To restart a failed job, simply move it back into the /pending directory:

mv /tmp/filed-jobs/failed/2 /tmp/filed-jobs/pending

Finally, to remove completed or failed jobs:

rm /tmp/filed-jobs/failed/2

Further Documentation

Detailed documentation, including security considerations and maintenance guidelines, is available in the following man pages:

  • filed.5
  • filed.config.5
  • filed-launch.1

Design Philosophy & Motivation

The primary motivation behind Filed was to develop an easy-to-use job queue for self-hosted web applications, compatible with any programming language. A key goal was to simplify troubleshooting for administrators, enabling them to easily understand why a job failed and rerun it when necessary.

Inspired by the 9P protocol, Filed leverages files as an effective abstraction, where directories intuitively model state transitions. This design choice allows for straightforward inspection of the queue's state without the need for a dedicated administrative portal or separate login. All administrative operations can be performed directly by SSHing into the server, making system manipulation, security, and automation highly intuitive. This approach results in a streamlined codebase that nevertheless delivers a rich set of features.
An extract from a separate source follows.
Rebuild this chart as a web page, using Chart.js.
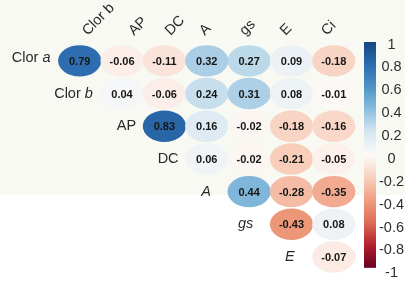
<!DOCTYPE html>
<html>
<head>
<meta charset="utf-8">
<script src="https://cdn.jsdelivr.net/npm/chart.js@4"></script>
<style>
  html, body { margin: 0; padding: 0; background: #ffffff; }
  #wrap { width: 405px; height: 306px; }
</style>
</head>
<body>
<div id="wrap"><canvas id="corrChart" width="405" height="306"></canvas></div>
<script>
// Column and row variables (upper triangle, diagonal shifted one column right)
const colVars = ['Clor b', 'AP', 'DC', 'A', 'gs', 'E', 'Ci'];
const rowVars = ['Clor a', 'Clor b', 'AP', 'DC', 'A', 'gs', 'E'];

// Correlation values per row, starting at the column with the same index as the row
const rowClorA = [0.79, -0.06, -0.11, 0.32, 0.27, 0.09, -0.18];
const rowClorB = [0.04, -0.06, 0.24, 0.31, 0.08, -0.01];
const rowAP = [0.83, 0.16, -0.02, -0.18, -0.16];
const rowDC = [0.06, -0.02, -0.21, -0.05];
const rowA = [0.44, -0.28, -0.35];
const rowGs = [-0.43, 0.08];
const rowE = [-0.07];

// Colour bar ticks
const barTicks = [1, 0.8, 0.6, 0.4, 0.2, 0, -0.2, -0.4, -0.6, -0.8, -1];

// Colour ramp (value -> colour), red for negative, blue for positive
const rampStops = [
    [-1.0, [103, 0, 31]],
    [-0.8, [180, 30, 45]],
    [-0.6, [220, 108, 84]],
    [-0.4, [240, 158, 128]],
    [-0.2, [248, 208, 190]],
    [0.0, [252, 250, 248]],
    [0.2, [214, 231, 241]],
    [0.4, [140, 190, 222]],
    [0.6, [78, 148, 198]],
    [0.8, [44, 108, 175]],
    [1.0, [22, 70, 128]]
];

function rampColor(v) {
    for (let i = 0; i < rampStops.length - 1; i++) {
        const [v0, c0] = rampStops[i];
        const [v1, c1] = rampStops[i + 1];
        if (v >= v0 && v <= v1) {
            const t = (v - v0) / (v1 - v0);
            const c = c0.map((x, k) => Math.round(x + (c1[k] - x) * t));
            return `rgb(${c[0]}, ${c[1]}, ${c[2]})`;
        }
    }
    return 'rgb(255,255,255)';
}

// Build scatter points from the row arrays
const rows = [rowClorA, rowClorB, rowAP, rowDC, rowA, rowGs, rowE];
const points = [];
rows.forEach((vals, r) => {
    vals.forEach((v, k) => points.push({ x: r + k, y: r, v: v }));
});

// Label styling (italic parts kept apart from the label text)
const rowItalic = [false, false, false, false, true, true, true];
const rowGap = [8, 8, 7, 7, 17, 17, 18];
const rowDy = [-3, 0, 0, 0, 0, 0, 0];
const topDx = [8, 12, 6, -2, -4, -6, -7];
const labelFont = '"Liberation Sans", Arial, sans-serif';

function drawLabel(ctx, text, x, y, italic) {
    // "Clor a" / "Clor b": only the letter is italic
    if (text.startsWith('Clor ')) {
        const head = 'Clor ';
        const tail = text.slice(5);
        ctx.font = `14.5px ${labelFont}`;
        const wHead = ctx.measureText(head).width;
        ctx.font = `italic 14.5px ${labelFont}`;
        const wTail = ctx.measureText(tail).width;
        const start = x - wHead - wTail;
        ctx.textAlign = 'left';
        ctx.font = `14.5px ${labelFont}`;
        ctx.fillText(head, start, y);
        ctx.font = `italic 14.5px ${labelFont}`;
        ctx.fillText(tail, start + wHead, y);
        return;
    }
    ctx.textAlign = 'right';
    ctx.font = `${italic ? 'italic ' : ''}14.5px ${labelFont}`;
    ctx.fillText(text, x, y);
}

const corrPlugin = {
    id: 'corrPlugin',
    beforeDraw(chart) {
        const ctx = chart.ctx;
        ctx.save();
        // faint tinted backdrop of the source figure
        ctx.fillStyle = '#f8f9f3';
        ctx.fillRect(0, 0, chart.width, 195);
        ctx.restore();
    },
    afterDatasetsDraw(chart) {
        const ctx = chart.ctx;
        const xs = chart.scales.x;
        const ys = chart.scales.y;
        const cellW = Math.abs(xs.getPixelForValue(1) - xs.getPixelForValue(0));
        const cellH = Math.abs(ys.getPixelForValue(1) - ys.getPixelForValue(0));
        const meta = chart.getDatasetMeta(0);
        ctx.save();
        meta.data.forEach((el, i) => {
            const p = points[i];
            ctx.beginPath();
            ctx.ellipse(el.x, el.y, cellW * 0.51, cellH * 0.48, 0, 0, Math.PI * 2);
            ctx.fillStyle = rampColor(p.v);
            ctx.fill();
        });
        ctx.fillStyle = '#161616';
        ctx.font = `bold 11px ${labelFont}`;
        ctx.textAlign = 'center';
        ctx.textBaseline = 'middle';
        meta.data.forEach((el, i) => {
            ctx.fillText(points[i].v.toFixed(2), el.x, el.y + 1);
        });

        // row labels, left of the first cell of each row
        ctx.fillStyle = '#2a2a2a';
        ctx.textBaseline = 'middle';
        rowVars.forEach((name, r) => {
            const x = xs.getPixelForValue(r) - cellW / 2 - rowGap[r];
            const y = ys.getPixelForValue(r) + rowDy[r];
            drawLabel(ctx, name, x, y, rowItalic[r]);
        });

        // rotated column labels on top
        ctx.textBaseline = 'alphabetic';
        ctx.textAlign = 'left';
        ctx.font = `14.5px ${labelFont}`;
        colVars.forEach((name, c) => {
            ctx.save();
            ctx.translate(xs.getPixelForValue(c) + topDx[c], chart.chartArea.top - 8.5);
            ctx.rotate(-Math.PI / 4);
            ctx.fillText(name, 0, 0);
            ctx.restore();
        });

        // colour bar along the right-hand axis
        const bar = chart.scales.bar;
        const top = bar.getPixelForValue(1) - 2.5;
        const bottom = bar.getPixelForValue(-1) - 5.5;
        const grad = ctx.createLinearGradient(0, top, 0, bottom);
        rampStops.forEach(([v, c]) => {
            grad.addColorStop((1 - v) / 2, `rgb(${c[0]}, ${c[1]}, ${c[2]})`);
        });
        ctx.fillStyle = grad;
        ctx.fillRect(bar.left + 9, top, 12, bottom - top);
        ctx.restore();
    }
};

const canvas = document.getElementById('corrChart');
const ctx = canvas.getContext('2d');
new Chart(ctx, {
    type: 'scatter',
    data: {
        datasets: [{
            data: points,
            pointRadius: 0,
            pointHoverRadius: 0
        }]
    },
    options: {
        responsive: false,
        animation: false,
        events: [],
        layout: {
            padding: { left: 58.5, top: 44.5, right: 0, bottom: 2.5 }
        },
        plugins: {
            legend: { display: false },
            tooltip: { enabled: false }
        },
        scales: {
            x: {
                type: 'linear',
                min: -0.5,
                max: 6.5,
                display: false
            },
            y: {
                type: 'linear',
                min: -0.5,
                max: 6.5,
                reverse: true,
                display: false
            },
            bar: {
                type: 'linear',
                position: 'right',
                min: -1,
                max: 1,
                grid: { display: false, drawTicks: false },
                border: { display: false },
                afterBuildTicks: (scale) => {
                    scale.ticks = barTicks.map(v => ({ value: v }));
                },
                afterFit: (scale) => {
                    scale.width = 50;
                },
                ticks: {
                    padding: 24,
                    crossAlign: 'center',
                    color: '#2e2e2e',
                    font: { family: labelFont, size: 14.5 },
                    callback: (v) => String(v)
                }
            }
        }
    },
    plugins: [corrPlugin]
});
</script>
</body>
</html>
Development Roadmap (TODO)

Completed Features:

  • Support for chmod and chown
  • State configuration via environment variables
  • Customizable backoff and timeout for retries
  • Accurate rendering of "last modified" and "created at" timestamps for jobs
  • "Landlock"-mode for enhanced sandboxing
  • Introduction of filed-launch, a script to restrict command access
  • Command arguments for filed to lockdown access while maintaining state file access, with removal of this access in filed-launch
  • Immediate job termination upon removal

Planned Features:

  • Support for Landlock CLI with -ro or -rw options, using stat to determine file type
  • Network restriction support
  • A reusable systemd unit file
  • Failure notifications (Note: inotify currently doesn't work with FUSE, which would have been an elegant solution)
  • Notification for "forget" and other updates
  • Packaging for Alpine Linux (including a reusable OpenRC script)
  • Support for removing/moving active jobs
  • Immediate job termination when moved to the failed state

Contributing

Bug reports and patches are welcome and can be submitted via email to ~marcc/public-inbox@lists.sr.ht.

Project Status

Filed has undergone testing, but it is not yet "battle-tested" in production environments. There may still be minor inefficiencies and areas for improvement.

Alternatives to Filed

Here's a comparison of Filed with other job queuing solutions:

  • nq: nq is a simpler, non-persistent process that lacks retry functionality. It's suitable for ad-hoc command-line queuing, whereas Filed is designed as a server-side job manager, enabling administrators to monitor and rerun jobs.
  • task-spooler (ts): ts offers more granular control over task execution (e.g., GPU/CPU allocation) and a wider range of features. However, it typically does not support automatic retries, a key feature in Filed.
  • Bull: Primarily designed for Node.js and JavaScript environments, Bull provides a graphical user interface and other features not present in Filed. Filed, by contrast, prioritizes simplicity and file-based operations over a GUI, enhancing interoperability with other systems and leveraging standard Unix permissions for access control.
  • AWS SQS: Amazon SQS (Simple Queue Service) is a significantly more complex and flexible message-passing service. It requires users to implement much of the retry infrastructure themselves and is less straightforward to inspect. While SQS scales exceptionally well and supports a broader range of workloads, Filed offers a simpler, more inspectable local solution.